----- RECORDED DATA -----

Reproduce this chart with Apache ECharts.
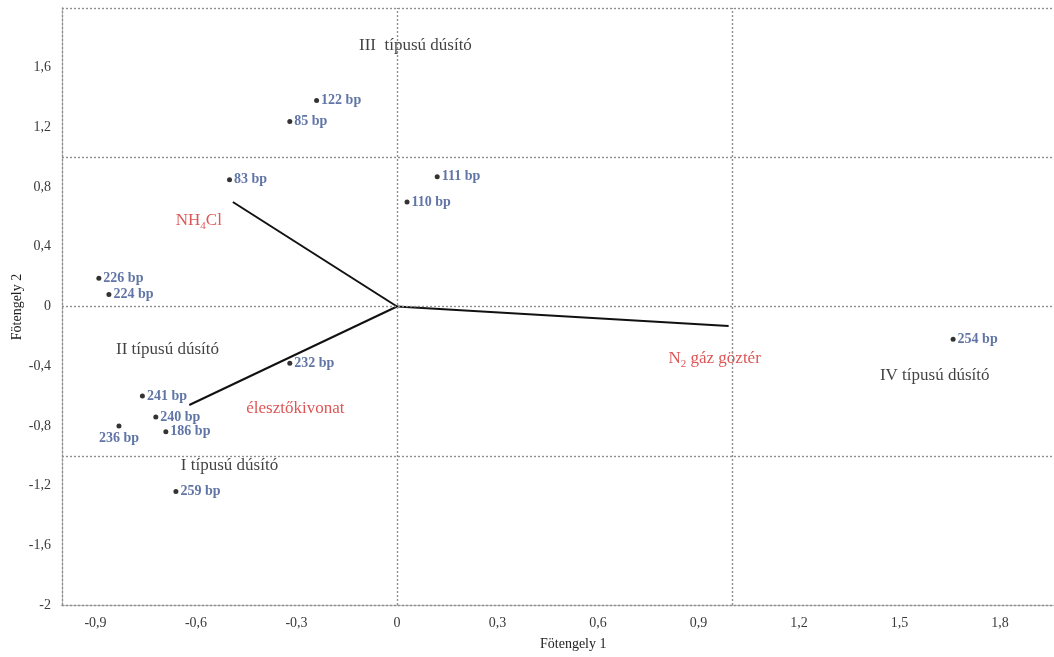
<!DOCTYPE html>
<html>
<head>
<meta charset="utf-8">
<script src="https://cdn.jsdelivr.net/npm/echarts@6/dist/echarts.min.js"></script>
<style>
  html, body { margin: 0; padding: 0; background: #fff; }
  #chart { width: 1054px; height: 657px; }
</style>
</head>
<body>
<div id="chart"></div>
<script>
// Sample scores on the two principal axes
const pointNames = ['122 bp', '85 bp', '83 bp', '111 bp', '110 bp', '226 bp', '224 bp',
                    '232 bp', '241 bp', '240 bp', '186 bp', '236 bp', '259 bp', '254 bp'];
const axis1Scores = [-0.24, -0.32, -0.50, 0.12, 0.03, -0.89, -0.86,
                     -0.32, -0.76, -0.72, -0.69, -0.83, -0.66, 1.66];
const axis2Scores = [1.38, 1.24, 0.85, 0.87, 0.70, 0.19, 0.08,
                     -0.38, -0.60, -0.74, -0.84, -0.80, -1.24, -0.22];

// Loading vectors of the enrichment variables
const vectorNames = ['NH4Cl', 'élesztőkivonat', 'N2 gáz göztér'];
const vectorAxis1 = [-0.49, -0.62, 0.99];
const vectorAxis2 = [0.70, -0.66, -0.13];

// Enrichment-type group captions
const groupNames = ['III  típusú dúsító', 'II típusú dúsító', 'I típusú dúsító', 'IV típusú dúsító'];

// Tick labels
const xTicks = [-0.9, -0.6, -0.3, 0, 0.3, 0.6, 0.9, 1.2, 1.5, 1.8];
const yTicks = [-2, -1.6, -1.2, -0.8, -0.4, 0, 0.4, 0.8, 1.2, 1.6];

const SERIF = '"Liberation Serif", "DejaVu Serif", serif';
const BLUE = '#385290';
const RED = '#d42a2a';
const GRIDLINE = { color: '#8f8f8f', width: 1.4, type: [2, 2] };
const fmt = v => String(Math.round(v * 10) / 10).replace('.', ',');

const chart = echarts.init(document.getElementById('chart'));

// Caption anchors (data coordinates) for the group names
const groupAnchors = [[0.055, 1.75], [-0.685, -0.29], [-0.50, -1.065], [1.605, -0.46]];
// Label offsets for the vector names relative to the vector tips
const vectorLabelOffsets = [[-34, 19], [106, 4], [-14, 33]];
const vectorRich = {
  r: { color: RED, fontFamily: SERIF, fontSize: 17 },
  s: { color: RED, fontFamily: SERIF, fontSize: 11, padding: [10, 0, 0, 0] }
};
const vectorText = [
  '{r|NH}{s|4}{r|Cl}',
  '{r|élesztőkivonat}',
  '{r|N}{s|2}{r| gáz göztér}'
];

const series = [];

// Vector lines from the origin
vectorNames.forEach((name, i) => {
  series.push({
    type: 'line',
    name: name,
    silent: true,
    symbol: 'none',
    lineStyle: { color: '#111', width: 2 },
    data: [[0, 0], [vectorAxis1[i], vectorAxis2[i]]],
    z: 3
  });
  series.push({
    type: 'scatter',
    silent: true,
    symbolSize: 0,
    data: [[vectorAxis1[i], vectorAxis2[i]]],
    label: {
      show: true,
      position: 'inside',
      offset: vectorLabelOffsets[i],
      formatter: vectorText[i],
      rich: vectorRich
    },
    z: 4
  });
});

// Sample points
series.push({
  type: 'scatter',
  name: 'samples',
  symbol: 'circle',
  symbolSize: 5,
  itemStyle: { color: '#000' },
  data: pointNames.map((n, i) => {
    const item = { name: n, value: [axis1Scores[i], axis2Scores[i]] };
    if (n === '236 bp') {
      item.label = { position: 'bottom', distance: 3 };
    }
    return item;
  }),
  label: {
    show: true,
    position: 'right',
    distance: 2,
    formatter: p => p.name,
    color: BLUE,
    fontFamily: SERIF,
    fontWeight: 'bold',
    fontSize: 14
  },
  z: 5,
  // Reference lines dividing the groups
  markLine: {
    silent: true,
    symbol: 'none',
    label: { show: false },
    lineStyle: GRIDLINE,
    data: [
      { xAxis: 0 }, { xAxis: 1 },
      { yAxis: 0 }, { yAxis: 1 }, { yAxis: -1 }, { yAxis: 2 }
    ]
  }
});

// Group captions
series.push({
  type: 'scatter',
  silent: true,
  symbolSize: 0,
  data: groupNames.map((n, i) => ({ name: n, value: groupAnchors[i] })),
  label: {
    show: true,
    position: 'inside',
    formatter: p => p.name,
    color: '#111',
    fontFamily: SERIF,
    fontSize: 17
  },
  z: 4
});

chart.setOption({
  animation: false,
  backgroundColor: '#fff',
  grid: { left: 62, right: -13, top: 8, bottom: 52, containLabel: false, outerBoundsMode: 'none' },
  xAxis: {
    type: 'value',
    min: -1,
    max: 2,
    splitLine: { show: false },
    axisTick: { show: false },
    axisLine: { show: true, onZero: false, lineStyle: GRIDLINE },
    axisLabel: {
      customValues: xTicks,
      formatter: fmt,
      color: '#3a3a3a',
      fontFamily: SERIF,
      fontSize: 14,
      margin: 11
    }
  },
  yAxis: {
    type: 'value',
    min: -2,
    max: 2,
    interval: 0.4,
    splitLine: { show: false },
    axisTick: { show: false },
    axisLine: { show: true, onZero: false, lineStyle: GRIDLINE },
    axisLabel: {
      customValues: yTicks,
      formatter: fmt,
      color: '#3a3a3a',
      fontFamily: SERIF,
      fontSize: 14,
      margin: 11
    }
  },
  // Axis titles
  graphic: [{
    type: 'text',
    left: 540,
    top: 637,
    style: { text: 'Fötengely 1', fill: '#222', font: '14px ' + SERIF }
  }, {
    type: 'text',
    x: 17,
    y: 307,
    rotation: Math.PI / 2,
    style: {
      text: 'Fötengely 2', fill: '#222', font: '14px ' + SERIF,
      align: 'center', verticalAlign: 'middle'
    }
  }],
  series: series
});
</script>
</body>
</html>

-----

- _YOUR TASK_
Reproduce the data above in full, exactly as it is, with the pictures left out.

- _CORRECT ANSWER_
Reproduce this chart with Apache ECharts.
<!DOCTYPE html>
<html>
<head>
<meta charset="utf-8">
<script src="https://cdn.jsdelivr.net/npm/echarts@6/dist/echarts.min.js"></script>
<style>
  html, body { margin: 0; padding: 0; background: #fff; }
  #chart { width: 1054px; height: 657px; }
</style>
</head>
<body>
<div id="chart"></div>
<script>
// Sample scores on the two principal axes
const pointNames = ['122 bp', '85 bp', '83 bp', '111 bp', '110 bp', '226 bp', '224 bp',
                    '232 bp', '241 bp', '240 bp', '186 bp', '236 bp', '259 bp', '254 bp'];
const axis1Scores = [-0.24, -0.32, -0.50, 0.12, 0.03, -0.89, -0.86,
                     -0.32, -0.76, -0.72, -0.69, -0.83, -0.66, 1.66];
const axis2Scores = [1.38, 1.24, 0.85, 0.87, 0.70, 0.19, 0.08,
                     -0.38, -0.60, -0.74, -0.84, -0.80, -1.24, -0.22];

// Loading vectors of the enrichment variables
const vectorNames = ['NH4Cl', 'élesztőkivonat', 'N2 gáz göztér'];
const vectorAxis1 = [-0.49, -0.62, 0.99];
const vectorAxis2 = [0.70, -0.66, -0.13];

// Enrichment-type group captions
const groupNames = ['III  típusú dúsító', 'II típusú dúsító', 'I típusú dúsító', 'IV típusú dúsító'];

// Tick labels
const xTicks = [-0.9, -0.6, -0.3, 0, 0.3, 0.6, 0.9, 1.2, 1.5, 1.8];
const yTicks = [-2, -1.6, -1.2, -0.8, -0.4, 0, 0.4, 0.8, 1.2, 1.6];

const SERIF = '"Liberation Serif", "DejaVu Serif", serif';
const BLUE = '#385290';
const RED = '#d42a2a';
const GRIDLINE = { color: '#8f8f8f', width: 1.4, type: [2, 2] };
const fmt = v => String(Math.round(v * 10) / 10).replace('.', ',');

const chart = echarts.init(document.getElementById('chart'));

// Caption anchors (data coordinates) for the group names
const groupAnchors = [[0.055, 1.75], [-0.685, -0.29], [-0.50, -1.065], [1.605, -0.46]];
// Label offsets for the vector names relative to the vector tips
const vectorLabelOffsets = [[-34, 19], [106, 4], [-14, 33]];
const vectorRich = {
  r: { color: RED, fontFamily: SERIF, fontSize: 17 },
  s: { color: RED, fontFamily: SERIF, fontSize: 11, padding: [10, 0, 0, 0] }
};
const vectorText = [
  '{r|NH}{s|4}{r|Cl}',
  '{r|élesztőkivonat}',
  '{r|N}{s|2}{r| gáz göztér}'
];

const series = [];

// Vector lines from the origin
vectorNames.forEach((name, i) => {
  series.push({
    type: 'line',
    name: name,
    silent: true,
    symbol: 'none',
    lineStyle: { color: '#111', width: 2 },
    data: [[0, 0], [vectorAxis1[i], vectorAxis2[i]]],
    z: 3
  });
  series.push({
    type: 'scatter',
    silent: true,
    symbolSize: 0,
    data: [[vectorAxis1[i], vectorAxis2[i]]],
    label: {
      show: true,
      position: 'inside',
      offset: vectorLabelOffsets[i],
      formatter: vectorText[i],
      rich: vectorRich
    },
    z: 4
  });
});

// Sample points
series.push({
  type: 'scatter',
  name: 'samples',
  symbol: 'circle',
  symbolSize: 5,
  itemStyle: { color: '#000' },
  data: pointNames.map((n, i) => {
    const item = { name: n, value: [axis1Scores[i], axis2Scores[i]] };
    if (n === '236 bp') {
      item.label = { position: 'bottom', distance: 3 };
    }
    return item;
  }),
  label: {
    show: true,
    position: 'right',
    distance: 2,
    formatter: p => p.name,
    color: BLUE,
    fontFamily: SERIF,
    fontWeight: 'bold',
    fontSize: 14
  },
  z: 5,
  // Reference lines dividing the groups
  markLine: {
    silent: true,
    symbol: 'none',
    label: { show: false },
    lineStyle: GRIDLINE,
    data: [
      { xAxis: 0 }, { xAxis: 1 },
      { yAxis: 0 }, { yAxis: 1 }, { yAxis: -1 }, { yAxis: 2 }
    ]
  }
});

// Group captions
series.push({
  type: 'scatter',
  silent: true,
  symbolSize: 0,
  data: groupNames.map((n, i) => ({ name: n, value: groupAnchors[i] })),
  label: {
    show: true,
    position: 'inside',
    formatter: p => p.name,
    color: '#111',
    fontFamily: SERIF,
    fontSize: 17
  },
  z: 4
});

chart.setOption({
  animation: false,
  backgroundColor: '#fff',
  grid: { left: 62, right: -13, top: 8, bottom: 52, containLabel: false, outerBoundsMode: 'none' },
  xAxis: {
    type: 'value',
    min: -1,
    max: 2,
    splitLine: { show: false },
    axisTick: { show: false },
    axisLine: { show: true, onZero: false, lineStyle: GRIDLINE },
    axisLabel: {
      customValues: xTicks,
      formatter: fmt,
      color: '#3a3a3a',
      fontFamily: SERIF,
      fontSize: 14,
      margin: 11
    }
  },
  yAxis: {
    type: 'value',
    min: -2,
    max: 2,
    interval: 0.4,
    splitLine: { show: false },
    axisTick: { show: false },
    axisLine: { show: true, onZero: false, lineStyle: GRIDLINE },
    axisLabel: {
      customValues: yTicks,
      formatter: fmt,
      color: '#3a3a3a',
      fontFamily: SERIF,
      fontSize: 14,
      margin: 11
    }
  },
  // Axis titles
  graphic: [{
    type: 'text',
    left: 540,
    top: 637,
    style: { text: 'Fötengely 1', fill: '#222', font: '14px ' + SERIF }
  }, {
    type: 'text',
    x: 17,
    y: 307,
    rotation: Math.PI / 2,
    style: {
      text: 'Fötengely 2', fill: '#222', font: '14px ' + SERIF,
      align: 'center', verticalAlign: 'middle'
    }
  }],
  series: series
});
</script>
</body>
</html>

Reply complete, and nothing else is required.